Well-made fitted wardrobes also give a cleaner result visually. Zero-gap installation, for example, avoids the unfinished look of units that nearly fit but leave spaces at the sides or top. It is a small detail until you live with it every day.

Balance style with everyday use

A wardrobe should suit your room, but it also needs to survive normal life. If you have young children, delicate finishes may not stay pristine for long. If the room gets limited natural light, darker panels can feel heavier than expected. If you are updating the whole bedroom, the wardrobe should work with the bed, flooring and wall colour rather than competing with them.

This is why showroom visits and design consultations are often so useful. Samples and photos can only tell you so much.
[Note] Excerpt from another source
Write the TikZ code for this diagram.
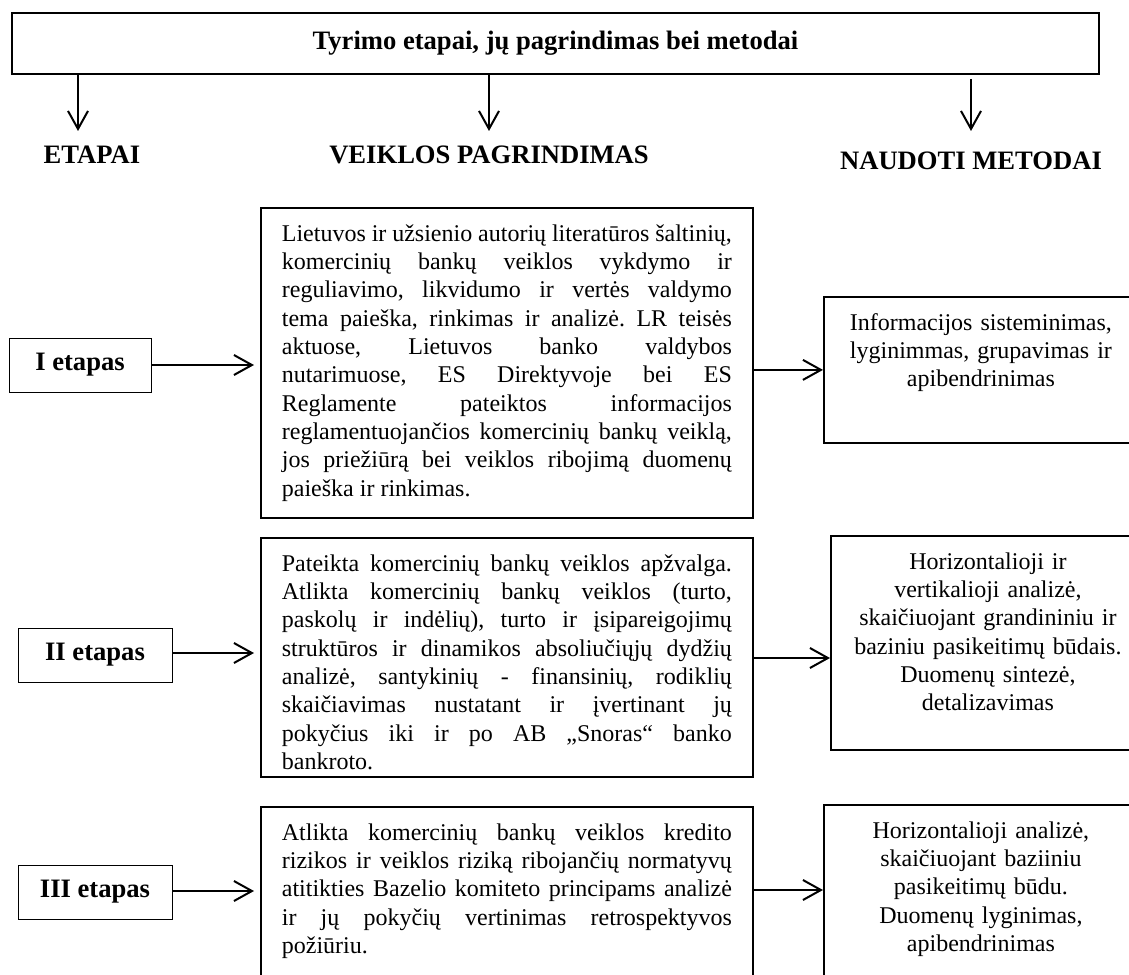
\documentclass[tikz,border=0pt]{standalone}
\usepackage{fontspec}
\setmainfont{Liberation Serif}
\usetikzlibrary{arrows.meta,positioning}
\frenchspacing
\hyphenpenalty=10000
\tolerance=10000
\hbadness=10000

\tikzset{
  titlebox/.style={draw, line width=0.9pt, minimum width=543.5pt, minimum height=30.5pt,
    font=\bfseries\fontsize{13.3}{15}\selectfont},
  headtext/.style={font=\bfseries\fontsize{13.3}{15}\selectfont},
  stagebox/.style={draw, line width=0.5pt, minimum height=27pt,
    font=\bfseries\fontsize{13.3}{15}\selectfont},
  textbox/.style={draw, line width=0.9pt, anchor=north west, inner ysep=4pt, text height=12.7pt,
    font=\fontsize{12}{14.15}\selectfont},
  workbox/.style={textbox, text width=225pt, inner xsep=10.5pt, align=justify},
  methodbox/.style={textbox, text width=142pt, inner xsep=7.5pt, align=center}
}

\begin{document}
\begin{tikzpicture}[x=0.5pt, y=-0.5pt, >={Straight Barb[length=9pt,width=10pt]}, line width=1pt]
  \clip (0,0) rectangle (1129,974);

  % antraste ir stulpeliai
  \node[titlebox] (title) at (555.5,43.5) {Tyrimo etapai, jų pagrindimas bei metodai};
  \node[headtext] (hEtapai) at (92,155) {ETAPAI};
  \node[headtext] (hVeikla) at (489,155) {VEIKLOS PAGRINDIMAS};
  \node[headtext] (hMetodai) at (971,161) {NAUDOTI METODAI};
  \coordinate (aEt) at (78,131);
  \coordinate (aVe) at (489,131);
  \coordinate (aMs) at (971,79);
  \coordinate (aMe) at (971,131);
  \draw[->] (title.south -| aEt) -- (aEt);
  \draw[->] (title.south -| aVe) -- (aVe);
  \draw[->] (aMs) -- (aMe);

  % etapai
  \node[stagebox, minimum width=71pt] (etapas1) at (80,365) {I etapas};
  \node[stagebox, minimum width=77pt] (etapas2) at (95,655) {II etapas};
  \node[stagebox, minimum width=77pt] (etapas3) at (95,892) {III etapas};

  % veiklos pagrindimas
  \node[workbox, text depth=134.3pt] (veikla1) at (260,207) {Lietuvos ir užsienio autorių literatūros šaltinių,\linebreak
    komercinių bankų veiklos vykdymo ir\linebreak
    reguliavimo, likvidumo ir vertės valdymo\linebreak
    tema paieška, rinkimas ir analizė. LR teisės\linebreak
    aktuose, Lietuvos banko valdybos\linebreak
    nutarimuose, ES Direktyvoje bei ES\linebreak
    Reglamente pateiktos informacijos\linebreak
    reglamentuojančios komercinių bankų veiklą,\linebreak
    jos priežiūrą bei veiklos ribojimą duomenų\linebreak
    paieška ir rinkimas.};
  \node[workbox, text depth=98.8pt] (veikla2) at (260,537) {Pateikta komercinių bankų veiklos apžvalga.\linebreak
    Atlikta komercinių bankų veiklos (turto,\linebreak
    paskolų ir indėlių), turto ir įsipareigojimų\linebreak
    struktūros ir dinamikos absoliučiųjų dydžių\linebreak
    analizė, santykinių - finansinių, rodiklių\linebreak
    skaičiavimas nustatant ir įvertinant jų\linebreak
    pokyčius iki ir po AB „Snoras“ banko\linebreak
    bankroto.};
  \node[workbox, text depth=75pt] (veikla3) at (260,806) {Atlikta komercinių bankų veiklos kredito\linebreak
    rizikos ir veiklos riziką ribojančių normatyvų\linebreak
    atitikties Bazelio komiteto principams analizė\linebreak
    ir jų pokyčių vertinimas retrospektyvos\linebreak
    požiūriu.};

  % naudoti metodai
  \node[methodbox, text depth=52.3pt] (metodai1) at (823,296) {Informacijos sisteminimas,\\
    lyginimmas, grupavimas ir\\ apibendrinimas};
  \node[methodbox, text depth=86.3pt] (metodai2) at (830,535) {Horizontalioji ir\\
    vertikalioji analizė,\\ skaičiuojant grandininiu ir\\ baziniu pasikeitimų būdais.\\
    Duomenų sintezė,\\ detalizavimas};
  \node[methodbox, text depth=75pt] (metodai3) at (823,804) {Horizontalioji analizė,\\
    skaičiuojant baziiniu\\ pasikeitimų būdu.\\ Duomenų lyginimas,\\ apibendrinimas};

  % rodykles
  \draw[->, shorten >=3pt] (etapas1.east) -- (etapas1.east -| veikla1.west);
  \draw[->, shorten >=3pt] (etapas2.east |- 0,653) -- (veikla2.west |- 0,653);
  \draw[->, shorten >=3pt] (etapas3.east |- 0,891) -- (veikla3.west |- 0,891);
  \draw[->] (veikla1.east |- metodai1.west) -- (metodai1.west);
  \draw[->] (veikla2.east |- 0,658) -- (metodai2.west |- 0,658);
  \draw[->] (veikla3.east |- 0,890) -- (metodai3.west |- 0,890);
\end{tikzpicture}
\end{document}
Seeing materials properly, comparing frame styles and talking through options with someone who designs fitted furniture every day can save expensive second thoughts later.

For many homeowners, the ideal choice sits in the middle – smart enough to elevate the room, practical enough to use without fuss, and tailored enough to solve the storage problems that led them to consider fitted wardrobes in the first place.

Consider installation and aftercare

When comparing wardrobe options, it helps to look beyond the product itself. A good design process should include clear measurements, practical advice and a layout that reflects how you live. Professional installation can be especially important where walls, floors or ceilings are uneven, because a fitted finish relies on precise adjustment.

Aftercare matters too. A wardrobe is a long-term feature, not a short-term purchase, so reassurance on workmanship and support is worth factoring into your decision. Companies that design, manufacture and install their own furniture usually have more control over quality than providers relying entirely on standardised components.

If you are weighing up different suppliers, look for evidence that they understand awkward rooms, bespoke layouts and the day-to-day realities of storage. That knowledge often shows up in the questions they ask before they ever talk about finishes.

The right sliding wardrobe should make the room feel easier to live in from the first day you use it – not just better dressed on installation day.